The Discworld Companion
- Cover of the first edition
- Author: Terry Pratchett and Stephen Briggs
- Illustrator: Stephen Briggs
- Cover artist: Josh Kirby
- Language: English
- Series: Discworld
- Publisher: Gollancz
- Publication date: 1994
- Publication place: United Kingdom
- Media type: Print (Hardcover and Paperback)
- Pages: 288 pp
- ISBN: 0-575-05764-5

= The Discworld Companion =

1994 book by Terry Pratchett

The Discworld Companion is an encyclopaedia of the Discworld fictional universe, created by Terry Pratchett and Stephen Briggs. Four editions have been published, under varying titles.

The Companion contains precise definitions of words, people, places and events that have appeared in at least one Discworld novel, map, diary or non-fiction book, or in one of the three short stories "Troll Bridge", "Theatre of Cruelty", and "The Sea and Little Fishes". Material is often quoted directly from these sources, but, in each successive edition, also includes information that had not yet been worked into the novels.

For instance, William de Worde is mentioned in the first edition of the Companion six years before the publication of The Truth, the novel in which he is introduced. At the end of each article is an abbreviation indicating the book(s) in which the word, person, event or place appears, though if there are too many, no abbreviation is used. The book includes an introduction by Stephen Briggs and an interview with Terry Pratchett, both of which have been updated in each edition.

== Publishing history ==
The first edition, published in 1994, contained information from all the novels up to Soul Music as well as the first two short stories. The second edition, published in 1997, added information up to Maskerade. The third edition was published in 2003 under the title The New Discworld Companion. It contains articles based on books up to Night Watch, as well as related books and short stories. The book also contains a ten-page interview with Pratchett under the heading "Discworld Quo Vadis?".

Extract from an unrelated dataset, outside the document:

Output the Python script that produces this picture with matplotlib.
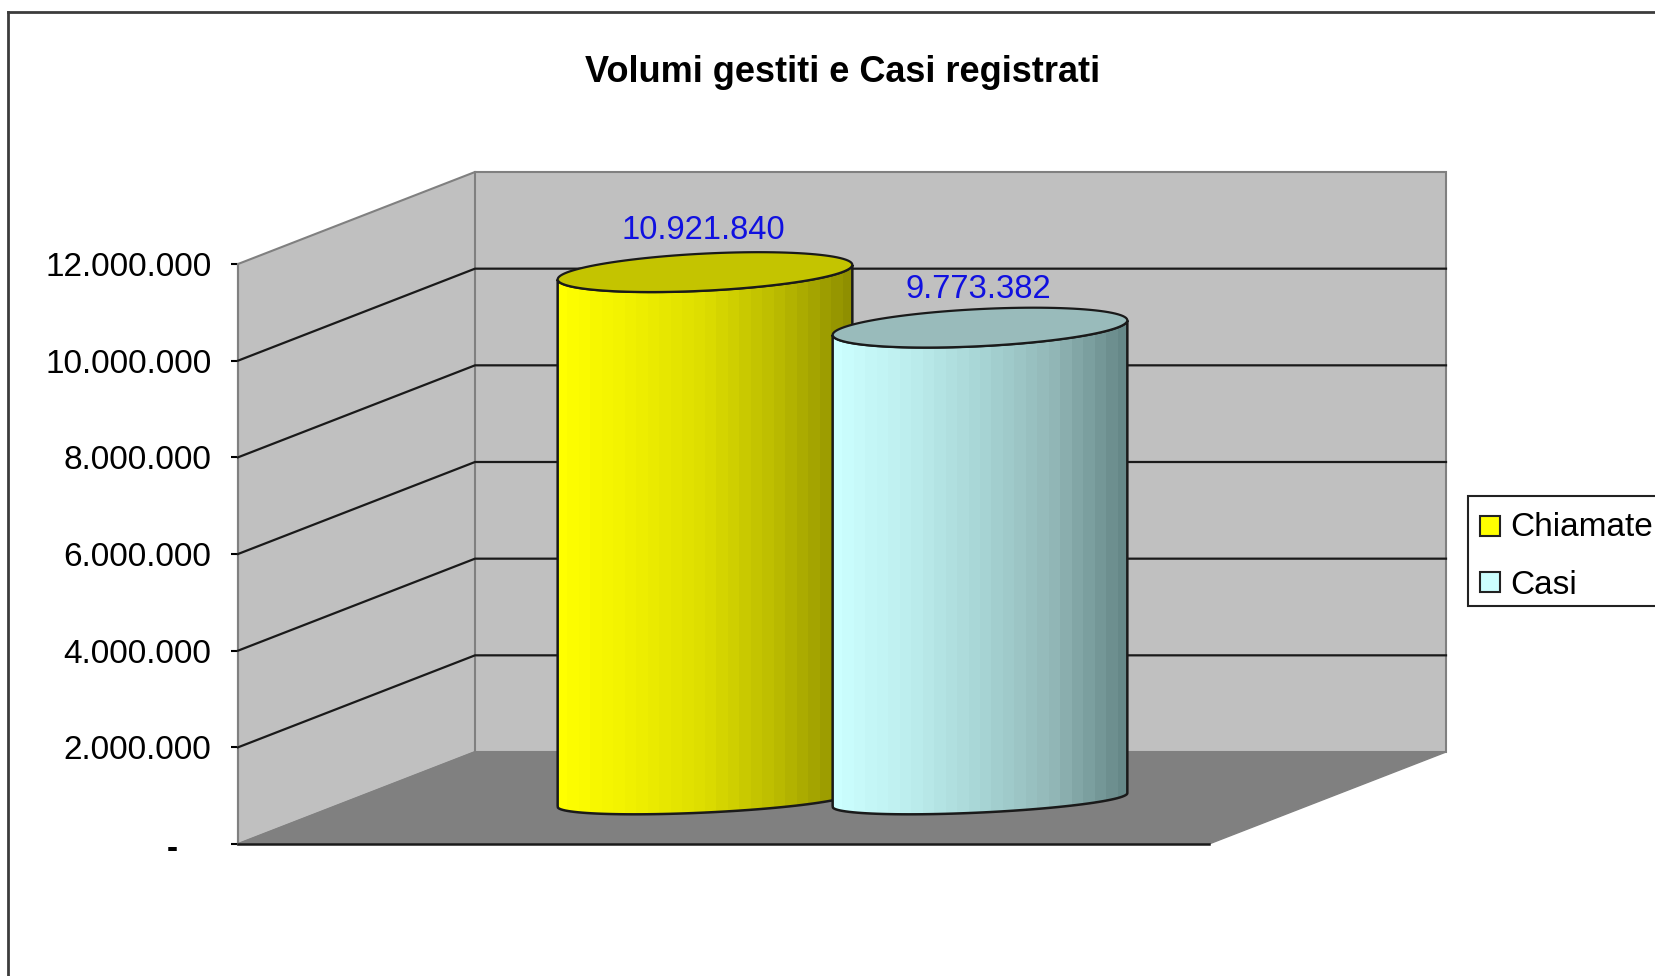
import numpy as np
import matplotlib
matplotlib.use("Agg")
import matplotlib.pyplot as plt
from matplotlib.path import Path
from matplotlib.patches import PathPatch, Polygon, Rectangle
from matplotlib.colors import LinearSegmentedColormap
from matplotlib.transforms import ScaledTranslation

plt.rcParams['font.family'] = ['Liberation Sans', 'DejaVu Sans']

# data
title = "Volumi gestiti e Casi registrati"
series = ["Chiamate", "Casi"]
values = [10921840, 9773382]
value_labels = ["10.921.840", "9.773.382"]
ticks = [0, 2000000, 4000000, 6000000, 8000000, 10000000, 12000000]
tick_labels = ["-", "2.000.000", "4.000.000", "6.000.000", "8.000.000", "10.000.000", "12.000.000"]

swatch_colors = ["#FFFF00", "#CCFFFF"]
cap_colors = ["#C4C400", "#99BBBB"]
shades = [["#FFFF00", "#F0F000", "#DDDD00", "#BBBB00", "#8F8F00"],
          ["#CCFFFF", "#BDEEEE", "#A8D6D6", "#93B8B8", "#668888"]]

W, H = 1656, 976
fig = plt.figure(figsize=(W / 100, H / 100), dpi=100, facecolor="white")

# front wall of the box in pixels, y axis is the real value scale
left, right, zero_y, top_y = 238, 1209, 844, 264
ax = fig.add_axes([left / W, 1 - zero_y / H, (right - left) / W, (zero_y - top_y) / H])
ax.set_xlim(left, right)
ax.set_ylim(0, ticks[-1])
ax.patch.set_visible(False)
for name in ["top", "right", "bottom"]:
    ax.spines[name].set_visible(False)
ax.spines["left"].set_color("#808080")
ax.spines["left"].set_linewidth(1.5)
ax.set_xticks([])
ax.set_yticks(ticks)
ax.set_yticklabels(tick_labels, fontsize=24, color="black")
ax.tick_params(axis="y", length=5, width=1.5, color="black", pad=14)

# the dash of the zero sits further left in the original
zero_label = ax.get_yticklabels()[0]
zero_label.set_transform(zero_label.get_transform() + ScaledTranslation(-0.34, -0.02, fig.dpi_scale_trans))
zero_label.set_fontweight("bold")

val_per_px = ticks[-1] / (zero_y - top_y)
depth_x, depth_y = 237, 92 * val_per_px
back_right = right + depth_x

# walls and floor
wall_top = ticks[-1]
ax.add_patch(Polygon([(left, 0), (left + depth_x, depth_y), (back_right, depth_y),
                      (back_right, depth_y + wall_top), (left + depth_x, depth_y + wall_top),
                      (left, wall_top)],
                     closed=True, fc="#C0C0C0", ec="#808080", lw=1.5, clip_on=False, zorder=1))
ax.plot([left + depth_x, left + depth_x], [depth_y, depth_y + wall_top], color="#808080", lw=1.5,
        clip_on=False, zorder=1)
ax.add_patch(Polygon([(left, 0), (right, 0), (back_right, depth_y), (left + depth_x, depth_y)],
                     closed=True, fc="#808080", ec="#808080", clip_on=False, zorder=2))

# grid
for t in ticks[1:-1]:
    ax.plot([left, left + depth_x, back_right], [t, t + depth_y, t + depth_y],
            color="#1A1A1A", lw=1.6, clip_on=False, zorder=3)
ax.plot([left, right], [0, 0], color="#1A1A1A", lw=1.8, clip_on=False, zorder=3)

# cylinders
centres = [705, 980]
label_gaps = [42, 38]
half_w, tilt, minor_x, top_minor, bottom_minor = 147, 6, 10, 19, 13
base_y = 44 * val_per_px
t_r = np.arctan2(minor_x, half_w)
arc = np.linspace(t_r + np.pi, t_r + 2 * np.pi, 60)
ring = np.linspace(0, 2 * np.pi, 120)


def ellipse(theta, cx, level, minor):
    x = cx + half_w * np.cos(theta) + minor_x * np.sin(theta)
    y = level + (tilt * np.cos(theta) + minor * np.sin(theta)) * val_per_px
    return x, y


for i, cx in enumerate(centres):
    top = base_y + values[i]
    xb, yb = ellipse(arc, cx, base_y, bottom_minor)
    xt, yt = ellipse(arc[::-1], cx, top, top_minor)
    body = Path(np.column_stack([np.r_[xb, xt, xb[0]], np.r_[yb, yt, yb[0]]]), closed=False)
    cmap = LinearSegmentedColormap.from_list("shade%d" % i, shades[i], N=26)
    z = 5 + 3 * i
    im = ax.imshow(np.linspace(0, 1, 26).reshape(1, -1), cmap=cmap, aspect="auto", interpolation="nearest",
                   extent=[cx - half_w - 2, cx + half_w + 2, 0, ticks[-1] * 1.1], zorder=z, clip_on=True)
    outline = PathPatch(body, fc="none", ec="#1A1A1A", lw=1.8, clip_on=False, zorder=z + 1)
    ax.add_patch(outline)
    im.set_clip_path(PathPatch(body, transform=ax.transData))
    xc, yc = ellipse(ring, cx, top, top_minor)
    ax.fill(xc, yc, fc=cap_colors[i], ec="#1A1A1A", lw=1.6, clip_on=False, zorder=z + 2)
    ax.text(cx - 2, top + label_gaps[i] * val_per_px, value_labels[i], color="#1010E0", fontsize=23.6,
            ha="center", va="center", zorder=12, clip_on=False)

ax.set_xlim(left, right)
ax.set_ylim(0, ticks[-1])

# title and chart border
fig.text(843 / W, 1 - 72 / H, title, fontsize=26, fontweight="bold", ha="center", va="center")
fig.add_artist(plt.Line2D([8 / W, 8 / W], [0, 1 - 12 / H], color="#3C3C3C", lw=2))
fig.add_artist(plt.Line2D([8 / W, 1], [1 - 12 / H, 1 - 12 / H], color="#3C3C3C", lw=2))

# legend, runs off the right edge like the original
fig.add_artist(Rectangle((1468 / W, 1 - 606 / H), 200 / W, 110 / H, transform=fig.transFigure,
                         fc="white", ec="#222222", lw=1.5))
swatch_y = [526, 582]
legend_y = [527, 585]
for i, name in enumerate(series):
    fig.add_artist(Rectangle((1480 / W, 1 - (swatch_y[i] + 10) / H), 20 / W, 20 / H, transform=fig.transFigure,
                             fc=swatch_colors[i], ec="#222222", lw=1.5))
    fig.text(1510 / W, 1 - legend_y[i] / H, name, fontsize=24, ha="left", va="center")

fig.savefig("out.png", dpi=100, facecolor="white")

An updated edition of the Companion, published on 18 October 2012, was called Turtle Recall: The Discworld Companion ... So Far and included information from all the novels up to and including Snuff.

The latest edition of the Companion, "The Absolute Discworld Companion", was published on 11 November 2021 and is updated to include information from all forty-one Discworld novels. In 2022, Dunmanifestin Ltd published a deluxe hardcover version, the "Dunmanifestin Edition", which also includes additional information drawn from The Science of Discworld books.

==Publication history==
- Pratchett, Terry (1994). "The Discworld Companion" Hardcover
- Pratchett, Terry (1995). "The Discworld Companion" trade paperback
- Pratchett, Terry (1997). "The Discworld Companion Updated" Paperback
- Pratchett, Terry (2000). "The Discworld Companion Updated" Paperback, US edition
- Pratchett, Terry (2002). "The New Discworld Companion" Trade paperback, 544 pp.
- Pratchett, Terry (2003). "The New Discworld Companion" Trade paperback, 280 pp. Omits "Where Am I?"
- Pratchett, Terry (2003). "The New Discworld Companion" Paperback, 472 pp.
- Pratchett, Terry (2012). "Turtle Recall: The Discworld Companion...So Far" Hardcover
- Pratchett, Terry (2014). "Turtle Recall: The Discworld Companion...So Far" Hardcover, US edition, 464 pp.
- Pratchett, Terry (2021). "The Ultimate Discworld Companion" Hardcover, UK edition, 448 pp.
- Pratchett, Terry (2021). "The Ultimate Discworld Companion" Trade Paperback, UK edition, 448 pp.